New US 7th Fleet commander arrives in Japan
The new commander of the US 7th Fleet arrived in Yokosuka, Japan, on August 25, two days after assuming command.
Vice Adm. Phil Sawyer is taking over from three-star admiral Joseph Aucoin who was relieved from his post after US destroyer USS John S. McCain collided with oil tanker Alnic MC on Monday, August 21.
Prior to arrival, he participated in the International Maritime Security Symposium hosted by the Indonesian Navy in Bali, Indonesia.
A career submariner, Sawyer has extensive experience as a commander in the Indo-Asia-Pacific. His most recent assignment was deputy commander, U.S. Pacific Fleet in Hawaii. Before that, he was commander, U.S. Submarine Forces Pacific, also in Hawaii; and commander, Submarine Group 7/ Task Force 54 and 74 in Yokosuka. His afloat commands were USS La Jolla (SSN 701) and Submarine Squadron 15 in Guam.

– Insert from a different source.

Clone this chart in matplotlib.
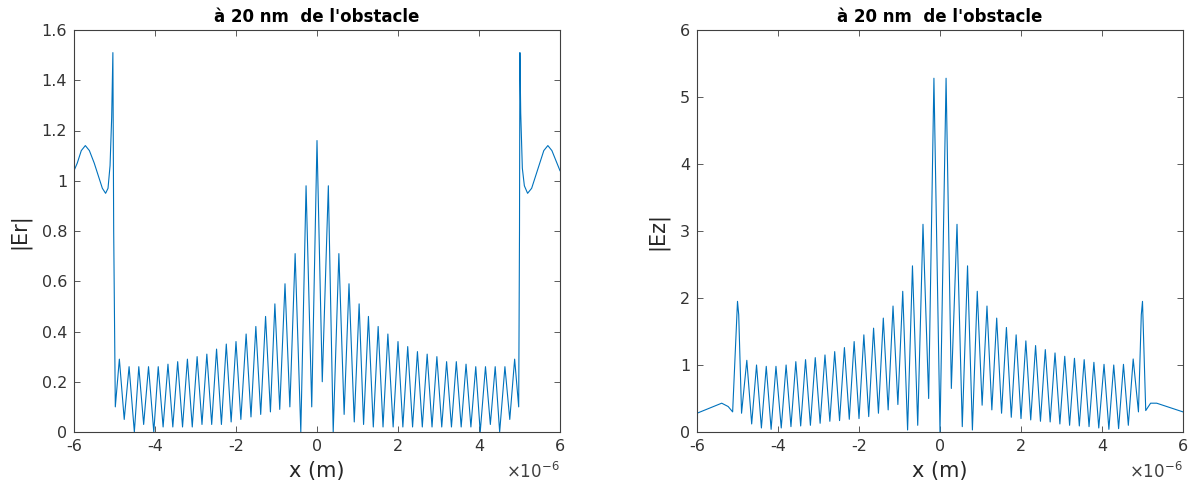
import matplotlib
matplotlib.use('Agg')
import matplotlib.pyplot as plt
from matplotlib.ticker import FuncFormatter

# |Er| turning points, x in um
er_x = [-6.0, -5.92, -5.82, -5.72, -5.62, -5.5, -5.4, -5.3, -5.22, -5.16, -5.11, -5.07, -5.04, -5.02, -4.98,
        -4.88, -4.76, -4.64, -4.51, -4.40, -4.28, -4.16, -4.03, -3.92, -3.80, -3.68, -3.56, -3.44, -3.32,
        -3.20, -3.08, -2.96, -2.84, -2.72, -2.60, -2.48, -2.36, -2.24, -2.12, -2.0, -1.88, -1.75, -1.63,
        -1.51, -1.39, -1.27, -1.15, -1.04, -0.92, -0.79, -0.67, -0.54, -0.40, -0.27, -0.13,
        0.0,
        0.13, 0.28, 0.40, 0.54, 0.67, 0.79, 0.92, 1.04, 1.15, 1.27, 1.39, 1.51, 1.63, 1.75, 1.88, 2.0,
        2.12, 2.24, 2.36, 2.48, 2.60, 2.72, 2.84, 2.96, 3.08, 3.20, 3.32, 3.44, 3.56, 3.68, 3.80, 3.92,
        4.03, 4.16, 4.28, 4.40, 4.51, 4.64, 4.76, 4.88,
        4.98, 5.0, 5.01, 5.03, 5.07, 5.12, 5.2, 5.3, 5.4, 5.5, 5.6, 5.7, 5.8, 5.9, 6.0]
er_y = [1.04, 1.07, 1.12, 1.14, 1.12, 1.07, 1.02, 0.97, 0.95, 0.97, 1.06, 1.25, 1.51, 0.80, 0.10,
        0.29, 0.05, 0.26, 0.0, 0.26, 0.03, 0.26, 0.0, 0.26, 0.02, 0.27, 0.02, 0.28, 0.02,
        0.29, 0.02, 0.30, 0.03, 0.31, 0.03, 0.33, 0.03, 0.35, 0.04, 0.36, 0.05, 0.39, 0.06,
        0.42, 0.07, 0.46, 0.08, 0.51, 0.09, 0.59, 0.10, 0.71, 0.0, 0.98, 0.10,
        1.16,
        0.20, 0.98, 0.0, 0.71, 0.07, 0.59, 0.04, 0.51, 0.03, 0.46, 0.02, 0.42, 0.02, 0.39, 0.02, 0.36,
        0.02, 0.34, 0.02, 0.32, 0.02, 0.31, 0.02, 0.30, 0.02, 0.28, 0.02, 0.28, 0.02, 0.27, 0.02, 0.26,
        0.0, 0.26, 0.03, 0.26, 0.0, 0.26, 0.05, 0.29,
        0.10, 0.80, 1.51, 1.27, 1.05, 0.98, 0.95, 0.97, 1.02, 1.07, 1.12, 1.14, 1.12, 1.08, 1.04]

# |Ez| turning points, x in um
ez_x = [-6.0, -5.39, -5.23, -5.12, -5.0, -4.97, -4.90,
        -4.77, -4.65, -4.53, -4.41, -4.29, -4.17, -4.05, -3.92, -3.80, -3.68, -3.56, -3.44, -3.32,
        -3.20, -3.08, -2.96, -2.84, -2.72, -2.60, -2.48, -2.36, -2.24, -2.12, -2.0, -1.88, -1.76,
        -1.64, -1.52, -1.40, -1.28, -1.16, -1.04, -0.92, -0.80, -0.68, -0.55, -0.42, -0.28, -0.15,
        0.0,
        0.15, 0.28, 0.42, 0.55, 0.68, 0.80, 0.92, 1.04, 1.16, 1.28, 1.40, 1.52, 1.64, 1.76, 1.88,
        2.0, 2.12, 2.24, 2.36, 2.48, 2.60, 2.72, 2.84, 2.96, 3.08, 3.20, 3.32, 3.44, 3.56, 3.68,
        3.80, 3.92, 4.05, 4.17, 4.29, 4.41, 4.53, 4.65, 4.77,
        4.90, 4.97, 5.0, 5.08, 5.20, 5.35, 6.0]
ez_y = [0.28, 0.43, 0.38, 0.30, 1.95, 1.75, 0.28,
        1.07, 0.12, 1.00, 0.06, 0.98, 0.04, 0.98, 0.06, 1.00, 0.08, 1.05, 0.09, 1.08,
        0.10, 1.11, 0.13, 1.15, 0.16, 1.20, 0.17, 1.26, 0.19, 1.35, 0.20, 1.45, 0.23,
        1.55, 0.28, 1.70, 0.33, 1.88, 0.41, 2.10, 0.03, 2.48, 0.10, 3.10, 0.50, 5.28,
        0.0,
        5.28, 0.65, 3.10, 0.08, 2.48, 0.03, 2.10, 0.40, 1.88, 0.33, 1.70, 0.28, 1.56, 0.22, 1.45,
        0.20, 1.36, 0.18, 1.29, 0.16, 1.23, 0.15, 1.18, 0.12, 1.13, 0.10, 1.10, 0.09, 1.08, 0.08,
        1.04, 0.06, 1.01, 0.04, 1.00, 0.05, 1.01, 0.10, 1.09,
        0.30, 1.75, 1.95, 0.32, 0.43, 0.43, 0.30]

x_ticks = [-6, -4, -2, 0, 2, 4, 6]
er_ticks = [0, 0.2, 0.4, 0.6, 0.8, 1.0, 1.2, 1.4, 1.6]
ez_ticks = [0, 1, 2, 3, 4, 5, 6]

plt.rcParams['font.family'] = 'DejaVu Sans'
plt.rcParams['axes.unicode_minus'] = False

line_color = '#0072BD'
frame_color = '#404040'
fmt = FuncFormatter(lambda v, p: '%g' % v)

fig = plt.figure(figsize=(11.93, 4.88), dpi=100)
ax1 = fig.add_axes([74/1193, 56/488, 486/1193, 402/488])
ax2 = fig.add_axes([697/1193, 56/488, 486/1193, 402/488])


def style(ax, xs, ys, yticks, ylabel, ytop):
	ax.plot([x*1e-6 for x in xs], ys, color=line_color, lw=0.8)
	ax.set_xlim(-6e-6, 6e-6)
	ax.set_ylim(0, ytop)
	ax.set_xticks([t*1e-6 for t in x_ticks])
	ax.set_xticklabels([str(t) for t in x_ticks])
	ax.set_yticks(yticks)
	ax.yaxis.set_major_formatter(fmt)
	ax.tick_params(direction='in', top=True, right=True, length=4, width=0.6,
				   colors=frame_color, labelcolor='#333333', labelsize=11.5, pad=5)
	for s in ax.spines.values():
		s.set_color(frame_color)
		s.set_linewidth(0.8)
	ax.set_title("à 20 nm  de l'obstacle", fontsize=12, fontweight='bold', pad=6)
	ax.set_xlabel('x (m)', fontsize=15, color='#262626', labelpad=5)
	ax.set_ylabel(ylabel, fontsize=15, color='#262626', labelpad=8)
	ax.text(1.0, -0.075, r'$\times$10$^{-6}$', transform=ax.transAxes, ha='right', va='top',
			fontsize=12, color='#404040')


style(ax1, er_x, er_y, er_ticks, '|Er|', 1.6)
style(ax2, ez_x, ez_y, ez_ticks, '|Ez|', 6)

fig.savefig('out.png', dpi=100)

A Phoenix native, he graduated from the United States Naval Academy in 1983 with a Bachelor of Science in Systems Engineering. He received a Master of Engineering Management from Old Dominion University.
US 7th Fleet incidents
Sawyer replaced Aucoin who was relieved from his position following a series of incidents, including two fatal ones.
Ten sailors lost their lives when USS John S. McCain collided with oil tanker Alnic MC east of the Strait of Malacca and Singapore on Monday, August 21.
Significant damage to the McCain’s hull resulted in flooding to nearby compartments, including crew berthing, machinery and communications rooms. Damage control efforts by the crew halted further flooding.
Less than two months ago, seven US sailors lost their lives in another collision between a US destroyer and a merchant ship. USS Fitzgerald collided with Philippine-flagged ACX Crystal off the coast of Japan On July 17 and will have to be transported back to the US for repairs.
The two fatal incidents were the third and fourth incident involving US Navy ships. On January 31, cruiser USS Antietam, forward-deployed to the 7th Fleet, ran aground in waters near Yokosuka, while USS Champlain collided with a fishing vessel in the Sea of Japan on May 9.
In response to the incidents, chief of naval operations Adm. John Richardson directed the navy to take an “operational pause” in all of its fleets around the world, to allow fleet commanders to assess and review with their commands the fundamental practice to safe and effective operations.
In addition to the operational pause, Richardson said he directed a more comprehensive review to find the contributing factors and root causes of the incidents.